You can batch delete a lot at a time, like a block-worth of UTXO spends like in bitcoin.

The main downside here is that you have these proofs and they can be kind of big. The nice thing is that you’re adding stuff on the side over here, which has smaller trees. A lot of times, UTXOs appear and disappear very quickly. Everyone waits 6 confirmations and then immediately spends their coins. But a lot of time, UTXOs are short lived. So if you push them to one side of the tree, then your proofs are going to be smaller. Old coins are unlikely to be spent, so it’s okay if they have larger proofs.

Proof size

So the biggest downside is now we have all these proofs. How big are they? 1 proof is around 20 hashes. With 32 byte hashes, that’s 640 bytes for a proof. With 5000 inputs in a block, that’s 3.2 MB for all the proofs. This isn’t good– this means youre 200 GB initial block download is going to get way bigger.

Proofs can be aggregated, though. If things are next to each other in the merkle tree, the proofs get smaller. You can prove many things with a smaller branch. Aggregation can help. There’s a lot of optimizations: how to optimize this and make the proofs smaller?

Initial block download hints

You can remember nodes in tree. You could remember the last blocks of proofs. The servers know how long the UTXOs last, they can tell you things and hash things and just let you know. It could help with initial block download.

If you want to be really hard core with Utreexo and have like only 1 kilobyte of memory for the UTXO set… you could do it, but you would have a 100%+ data overhead where you have to download 200 GB of proofs, and that’s going to keep up as you’re keeping up with the blockchain. If you have a bit more RAM, then you could store a larger part of the tree and download less.

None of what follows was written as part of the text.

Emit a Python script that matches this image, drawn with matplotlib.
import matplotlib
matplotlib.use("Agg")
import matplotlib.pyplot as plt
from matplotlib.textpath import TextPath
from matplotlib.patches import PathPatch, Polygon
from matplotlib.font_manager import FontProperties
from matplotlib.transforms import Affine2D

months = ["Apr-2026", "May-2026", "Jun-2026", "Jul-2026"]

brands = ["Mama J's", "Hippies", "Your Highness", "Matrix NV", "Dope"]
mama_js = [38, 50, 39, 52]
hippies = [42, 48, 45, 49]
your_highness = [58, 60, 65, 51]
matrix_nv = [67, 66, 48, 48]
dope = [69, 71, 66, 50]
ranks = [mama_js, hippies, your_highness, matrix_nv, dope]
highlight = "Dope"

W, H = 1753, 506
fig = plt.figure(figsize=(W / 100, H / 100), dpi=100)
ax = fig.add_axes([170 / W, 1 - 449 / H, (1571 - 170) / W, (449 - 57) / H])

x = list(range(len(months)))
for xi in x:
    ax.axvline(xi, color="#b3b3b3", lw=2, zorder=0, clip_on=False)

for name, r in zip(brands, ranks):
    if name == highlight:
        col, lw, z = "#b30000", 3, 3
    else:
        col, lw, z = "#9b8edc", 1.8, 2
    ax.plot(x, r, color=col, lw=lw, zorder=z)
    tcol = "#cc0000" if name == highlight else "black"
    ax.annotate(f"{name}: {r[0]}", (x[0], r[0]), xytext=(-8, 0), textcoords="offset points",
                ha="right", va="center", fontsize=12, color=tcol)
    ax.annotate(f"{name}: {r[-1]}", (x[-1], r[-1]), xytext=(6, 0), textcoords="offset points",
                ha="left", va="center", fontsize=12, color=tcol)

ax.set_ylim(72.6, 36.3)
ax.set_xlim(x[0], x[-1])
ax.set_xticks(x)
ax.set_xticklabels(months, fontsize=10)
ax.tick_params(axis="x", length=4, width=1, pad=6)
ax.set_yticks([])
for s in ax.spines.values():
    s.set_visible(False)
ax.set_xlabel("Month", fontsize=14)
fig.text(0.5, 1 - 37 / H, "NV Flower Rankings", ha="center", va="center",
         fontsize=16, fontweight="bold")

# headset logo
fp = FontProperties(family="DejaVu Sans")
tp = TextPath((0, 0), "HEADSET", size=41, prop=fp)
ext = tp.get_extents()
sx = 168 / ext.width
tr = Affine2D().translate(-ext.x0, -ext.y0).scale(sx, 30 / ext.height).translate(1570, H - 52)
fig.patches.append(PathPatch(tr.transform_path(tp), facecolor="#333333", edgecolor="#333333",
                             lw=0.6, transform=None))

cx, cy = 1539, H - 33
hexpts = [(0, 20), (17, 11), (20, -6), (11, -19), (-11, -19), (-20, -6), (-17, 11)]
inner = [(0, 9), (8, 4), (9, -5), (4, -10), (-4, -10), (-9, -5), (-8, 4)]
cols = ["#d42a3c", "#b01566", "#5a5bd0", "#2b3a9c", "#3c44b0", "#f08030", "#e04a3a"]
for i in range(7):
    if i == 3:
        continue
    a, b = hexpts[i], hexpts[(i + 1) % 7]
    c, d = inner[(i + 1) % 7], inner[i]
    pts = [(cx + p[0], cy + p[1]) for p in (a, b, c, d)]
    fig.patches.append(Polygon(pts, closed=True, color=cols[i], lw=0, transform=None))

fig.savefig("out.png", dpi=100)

Here are some preliminary results. If you have no RAM at all, you need like 7 billion hashes, which is 237 GB, and you have overhead of like 112%. If you use 300 MB, you only download 68 GB and your overhead is 33%. If you use 5 GB of RAM, you download only 5.4 GB and your overhead is 2.6%. There’s possible optimizations here and hopefully bringing these numbers down.

Cheating

When I talk about this, people say oh it’s a UTXO commitment. No, it doesn’t commit. But it could: you could put the root of this tree in the coinbase and then people can skip validation. Hopefully they wont do that. But if you sync on your desktop and you trust its node, then you could make a little QR code that has the entire state of the accumulator and take the picture with your phone and now your phone is fully synced up with only a few hundred bytes. That’s a valid use case, but yeah people will abuse this.

Things to improve

Right now there’s lots of optimizations that are possible. Right now deletes and adds are separate. Merging them could save on proof size and CPU time.

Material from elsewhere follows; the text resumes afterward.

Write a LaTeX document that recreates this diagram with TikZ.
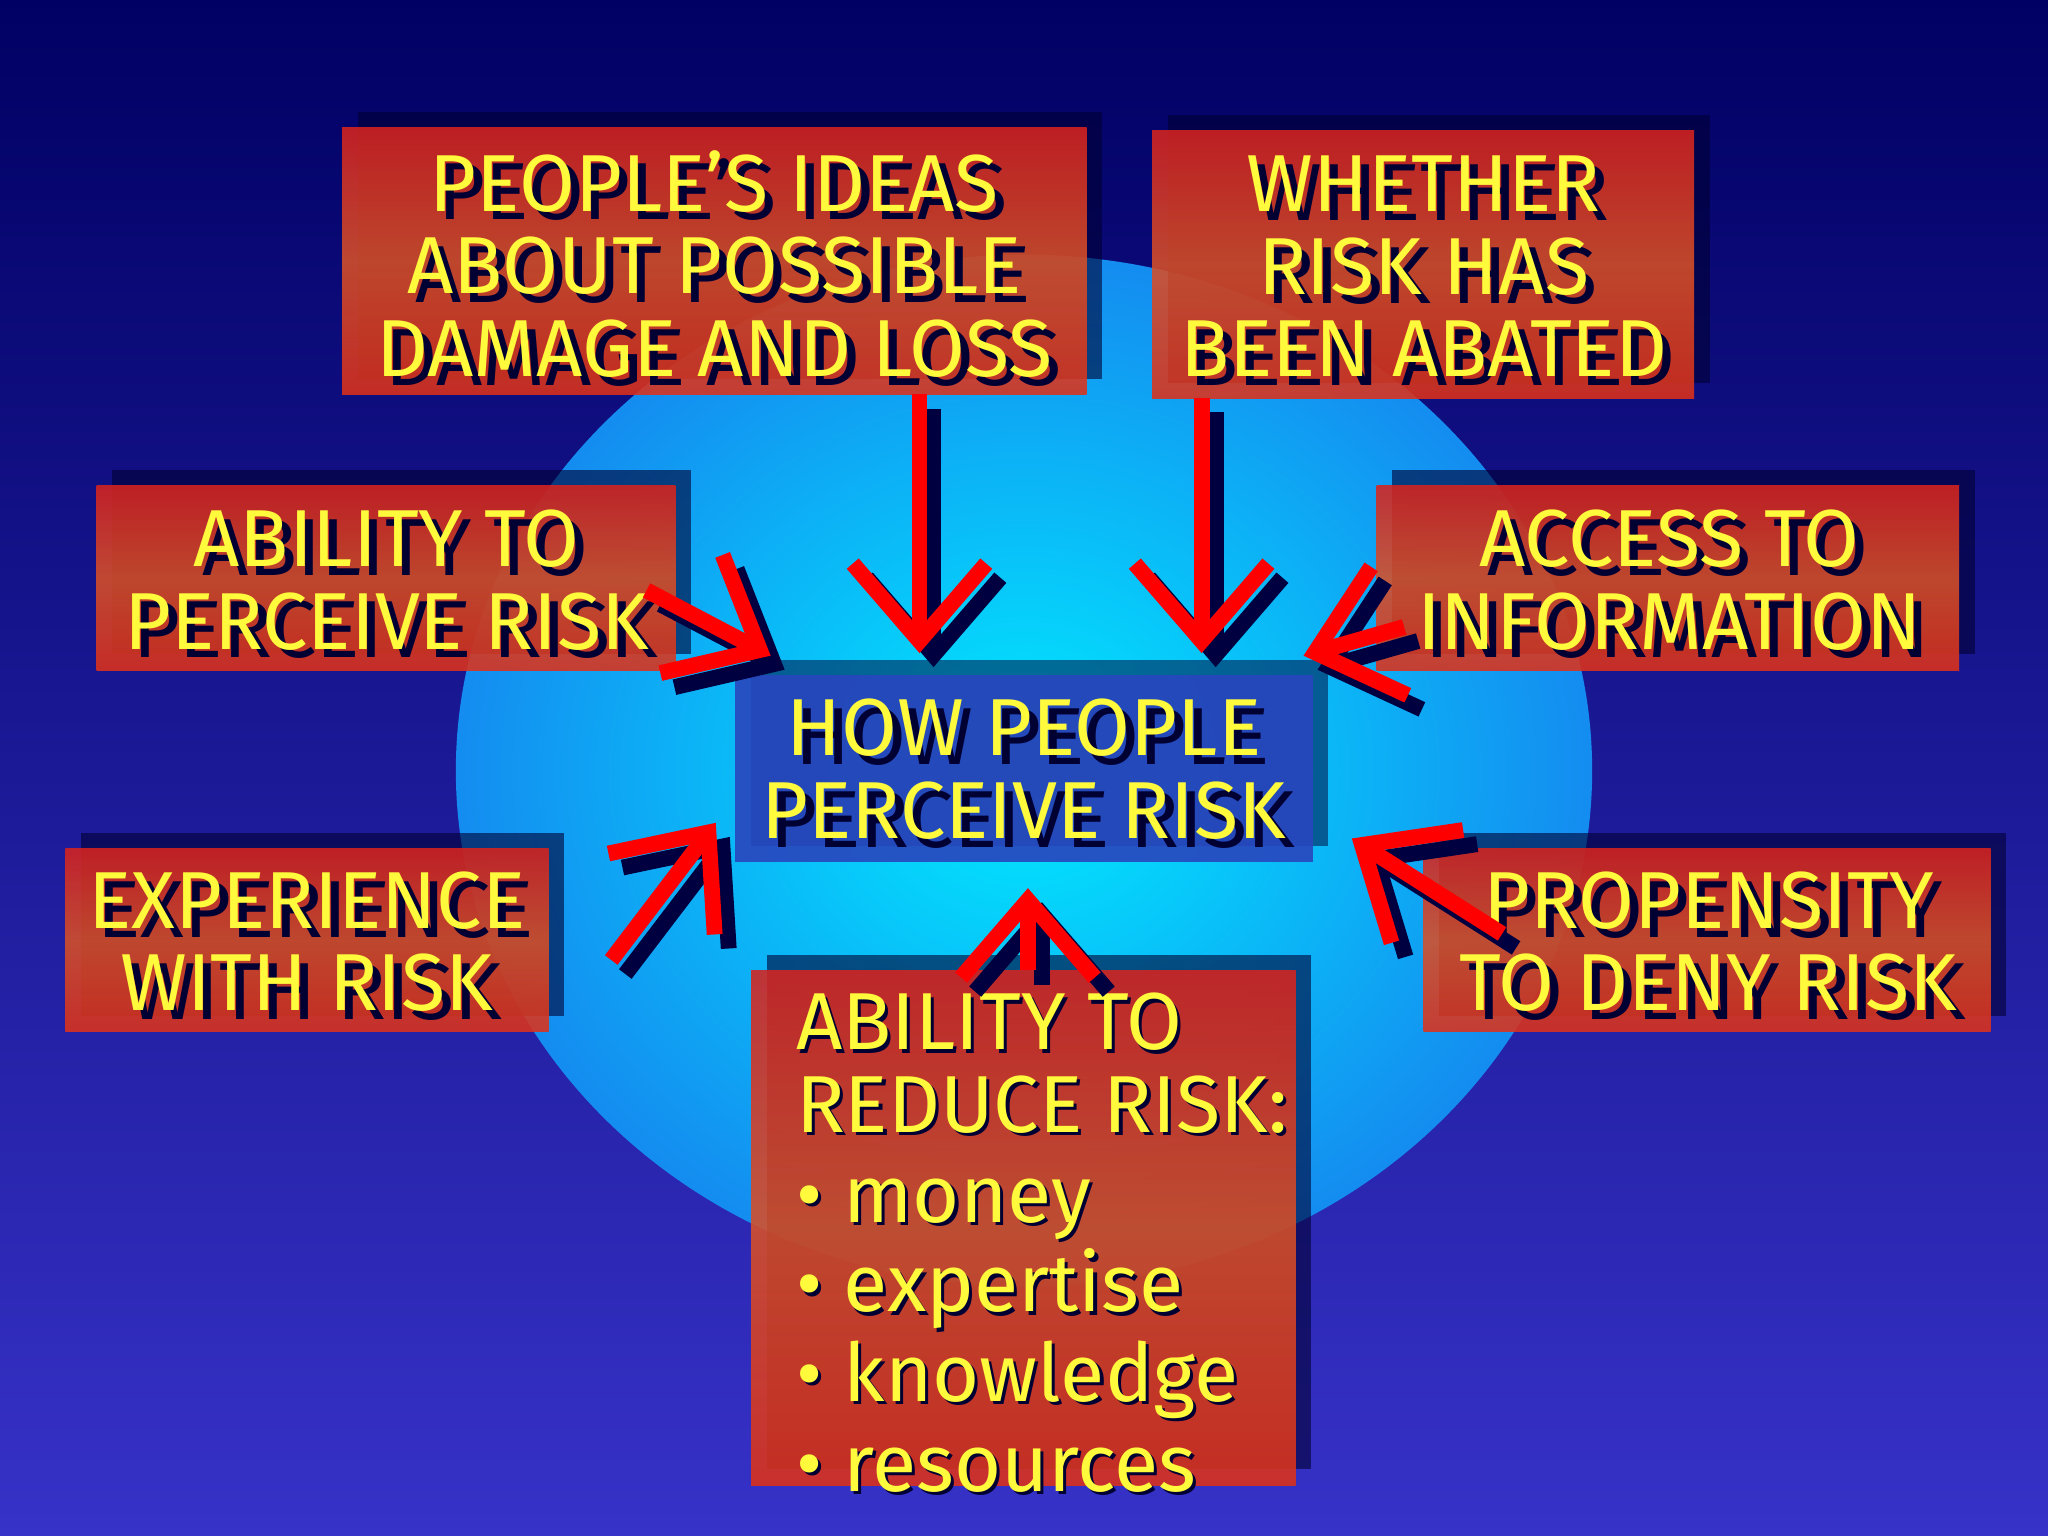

Lookahead optimization feels NP-hard. But optimal strategy exists- what are the heuristics?

I feel like it’s our job to help the crummy computers because we wnat everyone to be able to use bitcoin.

It might be possible to get a proof that you don’t really need collision resistance in the hash function. I’m pretty sure this is the case, but it’s scary. You could get space savings this way.

Also, this is not a fork. We don’t need a soft-fork. It’s a peer-to-peer thing like compact blocks or bip151. So that’s nice, it’s permissionless innovation.

Long-term, this helps scale the network. You could run a full node with 1 kilobyte of space. You could run it on a router maybe. There’s code up, I was hoping to write a paper.

https://github.com/mit-dci/utreexo

Q&A

Q: Who can run a bridge node?

A: Ah, it’s about 10 GB of space on your drive and minimal extra CPU. In the future, maybe this will be an option in Bitcoin Core to run a utreexo bridge node. It would be like running an archive node today. You don’t really need to serve 220 GB to people, but people do it because it’s low cost and people want to. I don’t think you need an ICO coin to incentivize people to use utreexo. You could theoretically shard it between multiple bridge nodes, but right now it’s not that big so you can run it on a regular node.